On Born to be Wild & Easy Rider

With the recent passing of producer Bert Schneider, modern cinema truly lost an important figure.  



Schneider, along with his partners Bob Rafelson and Steve Blauner, produced Easy Rider, which blew open the door for young Hollywood to make movies when it was nearly impossible to scale the wall.

It’s massive success – a $20 million dollar gross in its first run on a reported $400,000 budget – woke Hollywood up to the fact that there were tons of young people dying to make movies, and the usual bloated major studio fare wasn’t cutting it anymore. 

The young people who were eager to make their statements then are now the elder statesmen of film today: Spielberg, Scorsese, and Coppola, just to name a few.

The production company BBS, which stood for Bert Bob and Steve, also made Head, Five Easy Pieces, The Last Picture Show, Drive He Said (which was directed by Jack Nicholson), The King of Marvin Gardens, A Safe Place, and the Vietnam documentary Hearts and Minds. When Schneider and Rafelson first came together, they conceived of turning A Hard Day’s Night into a TV show, which became The Monkees, and the money they generated allowed them to form BBS under the Columbia umbrella.

BBS cut a deal that any producer or filmmaker would die for today. Complete control over their movies as long as they cost a million or under, and if the films went over budget, the three partners had to take care of the overages. Columbia didn’t even read the scripts of the films BBS made, and as Blauner told TheWrap, “We had final cut, and  nobody could  approve or disapprove our films. Columbia had no say whatsoever.”

On his first feature, A Safe Place, director Henry Jaglom shot the exact movie he wanted to make, thanks to Schneider, and it was released through a major studio, which wouldn’t happen in a million years today. 

Schneider was moved by the movie, which was like a European art film, and told Jaglom, “The only person more indulgent than you in making this film is me because I’m going to let you make it, I’m not going to try to get you to cut it, I’m not going to try to figure out how to make it marketable, it’s going to lose very penny that we invested in it, but look at me, I’m crying. I’m not going to say anything, you’ve got it.”
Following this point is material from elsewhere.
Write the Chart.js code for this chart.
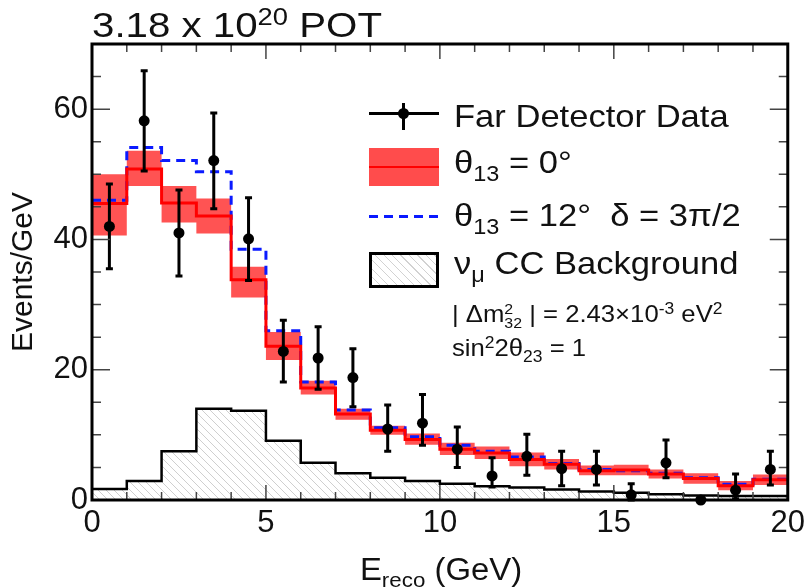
<!DOCTYPE html>
<html>
<head>
<meta charset="utf-8">
<script src="https://cdn.jsdelivr.net/npm/chart.js@4.4.1/dist/chart.umd.min.js"></script>
<style>
  body { margin: 0; background: #fff; }
  #wrap { position: relative; width: 810px; height: 587px; font-family: "Liberation Sans", Arial, sans-serif; color: #111; }
  #chart { position: absolute; left: 0; top: 0; }
  .t { position: absolute; white-space: nowrap; line-height: 1; transform-origin: 0 0; }
  .t sup { font-size: 0.68em; vertical-align: 0.5em; line-height: 0; }
  .t sub { font-size: 0.68em; vertical-align: -0.35em; line-height: 0; }
  .stk { display: inline-block; font-size: 0.62em; line-height: 0.95; vertical-align: -0.38em; }
  .sym { position: absolute; }
  .leg { font-size: 32px; transform: scaleX(1.08); }
  .small { font-size: 24px; transform: scaleX(1.07); }
</style>
</head>
<body>
<div id="wrap">
  <canvas id="chart" width="810" height="587"></canvas>

  <div class="t" style="left:92px;top:7px;font-size:35px;transform:scaleX(1.15);">3.18 x 10<sup>20</sup> POT</div>

  <!-- legend -->
  <div class="sym" style="left:369px;top:112px;width:70px;height:3px;background:#000;"></div>
  <div class="sym" style="left:402px;top:103px;width:3px;height:27px;background:#000;"></div>
  <div class="sym" style="left:398px;top:108px;width:11px;height:11px;border-radius:50%;background:#000;"></div>
  <div class="t leg" style="left:454px;top:100px;">Far Detector Data</div>

  <div class="sym" style="left:369px;top:148px;width:70px;height:38px;background:rgba(255,45,45,0.85);"></div>
  <div class="sym" style="left:369px;top:166px;width:70px;height:2px;background:#f00;"></div>
  <div class="t leg" style="left:454px;top:146px;">&theta;<sub>13</sub> = 0&deg;</div>

  <div class="sym" style="left:369px;top:215px;width:70px;height:3px;background:repeating-linear-gradient(90deg,#0a1aff 0 9px,transparent 9px 15px);"></div>
  <div class="t leg" style="left:454px;top:199px;">&theta;<sub>13</sub> = 12&deg;&nbsp; &delta; = 3&pi;/2</div>

  <div class="sym" style="left:369px;top:252px;width:64px;height:30px;border:3px solid #000;background:repeating-linear-gradient(45deg,#fff 0 5px,#d2d2d2 5px 6px);"></div>
  <div class="t leg" style="left:454px;top:247px;">&nu;<sub>&mu;</sub> CC Background</div>

  <div class="t small" style="left:452px;top:302px;">|&nbsp;&Delta;m<span class="stk">2<br>32</span>&nbsp;| = 2.43&times;10<sup>-3</sup> eV<sup>2</sup></div>
  <div class="t small" style="left:452px;top:336px;">sin<sup>2</sup>2&theta;<sub>23</sub> = 1</div>

  <div class="t" style="left:441px;top:554px;font-size:31px;transform:translateX(-50%) scaleX(1.06);transform-origin:50% 0;">E<sub>reco</sub> (GeV)</div>
</div>

<script>
// bin edges (GeV)
const binEdges = [0, 1, 2, 3, 4, 5, 6, 7, 8, 9, 10, 11, 12, 13, 14, 15, 16, 17, 18, 19, 20];

// theta13 = 0 prediction with its systematic band
const theta0Central = [45.5, 50.8, 45.6, 43.6, 33.8, 23.6, 17.2, 13.2, 10.7, 9.3, 7.8, 7.2, 6.2, 5.5, 4.5, 4.6, 4.0, 3.3, 2.2, 3.1];
const theta0Upper   = [50.0, 53.6, 48.2, 46.3, 35.8, 25.8, 18.3, 14.0, 11.4, 10.2, 8.8, 8.2, 7.3, 6.3, 5.3, 5.4, 4.7, 4.1, 2.9, 3.9];
const theta0Lower   = [40.6, 48.2, 42.6, 40.9, 31.1, 21.5, 16.2, 12.3, 10.0, 8.5, 6.9, 6.3, 5.2, 4.7, 3.8, 3.8, 3.3, 2.5, 1.5, 2.3];

// theta13 = 12 deg, delta = 3pi/2
const theta12 = [46.0, 54.1, 52.1, 50.4, 38.5, 26.0, 18.1, 13.8, 11.1, 9.7, 8.4, 7.5, 6.6, 5.6, 4.7, 4.5, 4.1, 3.4, 2.4, 3.2];

// numu CC background
const numuBkg = [1.7, 2.9, 7.5, 14.0, 13.7, 9.1, 5.7, 4.1, 3.4, 2.9, 2.5, 2.1, 1.9, 1.6, 1.3, 1.1, 0.9, 0.7, 0.6, 0.6];

// far detector data
const dataX    = [0.5, 1.5, 2.5, 3.5, 4.5, 5.5, 6.5, 7.5, 8.5, 9.5, 10.5, 11.5, 12.5, 13.5, 14.5, 15.5, 16.5, 17.5, 18.5, 19.5];
const dataY    = [42.0, 58.2, 41.0, 52.1, 40.1, 22.8, 21.8, 18.8, 10.9, 11.8, 7.8, 3.7, 6.7, 4.8, 4.7, 0.8, 5.7, 0.0, 1.5, 4.7];
const dataLow  = [35.5, 50.5, 34.4, 44.7, 33.7, 18.1, 17.0, 14.3, 7.5, 8.4, 5.0, 2.0, 3.8, 2.2, 2.3, 0.0, 3.4, 0.0, 0.2, 2.3];
const dataHigh = [48.5, 65.9, 47.6, 59.4, 46.4, 27.6, 26.6, 23.2, 14.6, 16.2, 11.2, 6.5, 10.1, 7.5, 7.5, 2.5, 9.2, 0.0, 4.0, 7.5];

// axis ticks
const xMajor = [0, 5, 10, 15, 20];
const xMinor = [1, 2, 3, 4, 6, 7, 8, 9, 11, 12, 13, 14, 16, 17, 18, 19];
const yMajor = [0, 20, 40, 60];
const yMinor = [5, 10, 15, 25, 30, 35, 45, 50, 55, 65];

function histPoints(vals) {
  const pts = vals.map((v, i) => ({ x: binEdges[i], y: v }));
  pts.push({ x: binEdges[vals.length], y: vals[vals.length - 1] });
  return pts;
}

function hatchPattern() {
  const s = 8;
  const c = document.createElement("canvas");
  c.width = s; c.height = s;
  const g = c.getContext("2d");
  g.fillStyle = "#fff";
  g.fillRect(0, 0, s, s);
  g.strokeStyle = "#cfcfcf";
  g.lineWidth = 1;
  g.beginPath();
  for (let k = -1; k <= 1; k++) {
    g.moveTo(k * s, 0);
    g.lineTo(k * s + s, s);
  }
  g.stroke();
  return g.createPattern(c, "repeat");
}

// ROOT style frame: box, inward ticks on all sides, data error bars
const rootFrame = {
  id: "rootFrame",
  afterDatasetsDraw(chart) {
    const { ctx, chartArea: a, scales } = chart;
    const xs = scales.x, ys = scales.y;
    ctx.save();

    // error bars
    ctx.strokeStyle = "#000";
    ctx.lineWidth = 3;
    dataX.forEach((xv, i) => {
      if (dataHigh[i] <= dataLow[i]) return;
      const px = xs.getPixelForValue(xv);
      const y1 = ys.getPixelForValue(dataLow[i]);
      const y2 = ys.getPixelForValue(dataHigh[i]);
      ctx.beginPath();
      ctx.moveTo(px, y1); ctx.lineTo(px, y2);
      ctx.moveTo(px - 3.5, y1); ctx.lineTo(px + 3.5, y1);
      ctx.moveTo(px - 3.5, y2); ctx.lineTo(px + 3.5, y2);
      ctx.stroke();
    });

    // ticks
    ctx.strokeStyle = "#444";
    ctx.lineWidth = 1.5;
    ctx.beginPath();
    const xTick = (v, len) => {
      const px = xs.getPixelForValue(v);
      ctx.moveTo(px, a.bottom); ctx.lineTo(px, a.bottom - len);
      ctx.moveTo(px, a.top); ctx.lineTo(px, a.top + len);
    };
    const yTick = (v, len) => {
      const py = ys.getPixelForValue(v);
      ctx.moveTo(a.left, py); ctx.lineTo(a.left + len, py);
      ctx.moveTo(a.right, py); ctx.lineTo(a.right - len, py);
    };
    xMajor.forEach(v => xTick(v, 15));
    xMinor.forEach(v => xTick(v, 8));
    yMajor.forEach(v => yTick(v, 18));
    yMinor.forEach(v => yTick(v, 9));
    ctx.stroke();

    // frame
    ctx.strokeStyle = "#000";
    ctx.lineWidth = 3;
    ctx.strokeRect(a.left, a.top, a.width, a.height);
    ctx.restore();
  }
};

const tickFont = { family: "'Liberation Sans', Arial, sans-serif", size: 31 };

new Chart(document.getElementById("chart"), {
  type: "line",
  data: {
    datasets: [
      {
        label: "Far Detector Data",
        data: dataX.map((x, i) => ({ x: x, y: dataY[i] })),
        showLine: false,
        pointRadius: 5.5,
        pointBackgroundColor: "#000",
        pointBorderWidth: 0,
        clip: false,
        order: 0
      },
      {
        label: "θ13 = 0°",
        data: histPoints(theta0Central),
        stepped: true,
        borderColor: "#ff0000",
        borderWidth: 3,
        pointRadius: 0,
        fill: false,
        order: 1
      },
      {
        label: "θ13 = 12° δ = 3π/2",
        data: histPoints(theta12),
        stepped: true,
        borderColor: "#0a1aff",
        borderWidth: 3,
        borderDash: [9, 6],
        pointRadius: 0,
        fill: false,
        order: 2
      },
      {
        label: "band upper",
        data: histPoints(theta0Upper),
        stepped: true,
        borderWidth: 0,
        pointRadius: 0,
        backgroundColor: "rgba(255, 45, 45, 0.82)",
        fill: "+1",
        order: 3
      },
      {
        label: "band lower",
        data: histPoints(theta0Lower),
        stepped: true,
        borderWidth: 0,
        pointRadius: 0,
        fill: false,
        order: 3
      },
      {
        label: "νμ CC Background",
        data: histPoints(numuBkg),
        stepped: true,
        borderColor: "#000",
        borderWidth: 2.5,
        backgroundColor: hatchPattern(),
        pointRadius: 0,
        fill: "origin",
        order: 5
      }
    ]
  },
  options: {
    responsive: false,
    animation: false,
    devicePixelRatio: 1,
    layout: { padding: { top: 44, right: 20, left: 0, bottom: 0 } },
    plugins: {
      legend: { display: false },
      tooltip: { enabled: false }
    },
    scales: {
      x: {
        type: "linear",
        min: 0,
        max: 20,
        grid: { display: false, drawTicks: false },
        border: { display: false },
        afterBuildTicks(scale) { scale.ticks = xMajor.map(v => ({ value: v })); },
        ticks: {
          color: "#111",
          font: tickFont,
          padding: 5,
          maxRotation: 0
        },
        afterFit(scale) { scale.height = 87; }
      },
      y: {
        type: "linear",
        min: 0,
        max: 70,
        grid: { display: false, drawTicks: false },
        border: { display: false },
        afterBuildTicks(scale) { scale.ticks = yMajor.map(v => ({ value: v })); },
        ticks: {
          color: "#111",
          font: tickFont,
          padding: 4
        },
        title: {
          display: true,
          text: "Events/GeV",
          color: "#111",
          font: { family: "'Liberation Sans', Arial, sans-serif", size: 30 },
          padding: { top: 6, bottom: 0 }
        },
        afterFit(scale) { scale.width = 92; }
      }
    }
  },
  plugins: [rootFrame]
});
</script>
</body>
</html>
BBS peaked with Hearts and Minds, then Schneider produced Terence Malick’s Days of Heaven for Paramount in 1978. That was the last Schneider produced film that was ever released, and he couldn’t get another film off the ground again. Then after being beset by a number of tragedies, including the loss of his two brothers, the death of his young wife, as well as the loss of his closest friends, Black Panther leader Huey Newton and yippie Abbie Hoffman, Schneider became a drug-addled recluse, a once former counter culture king of Hollywood who was left with nothing.

Schneider’s body finally gave out at the age of 78, but the movies, which got the deluxe Criterion DVD treatment last year, are today the testaments to a remarkable time in film that will never be again.

“It was an astonishing time in filmmaking history,” says Jaglom. “An absolutely singular and astonishing time. Orson Welles said to me, ‘Jump at it, there will never be another time like this.’ I thought he was wrong and it would just open the path to a whole different endless new wave of filmmaking, and he was right, it was a narrow window in which people were allowed to just do their own number on film, and try to create their own universes and throw out the old rules. 



“It was largely because of Bert Schneider and Bob Rafelson that all of us got a chance to make real films, the films  that we really wanted to make, not just something that we thought would work as a commercial commodity.”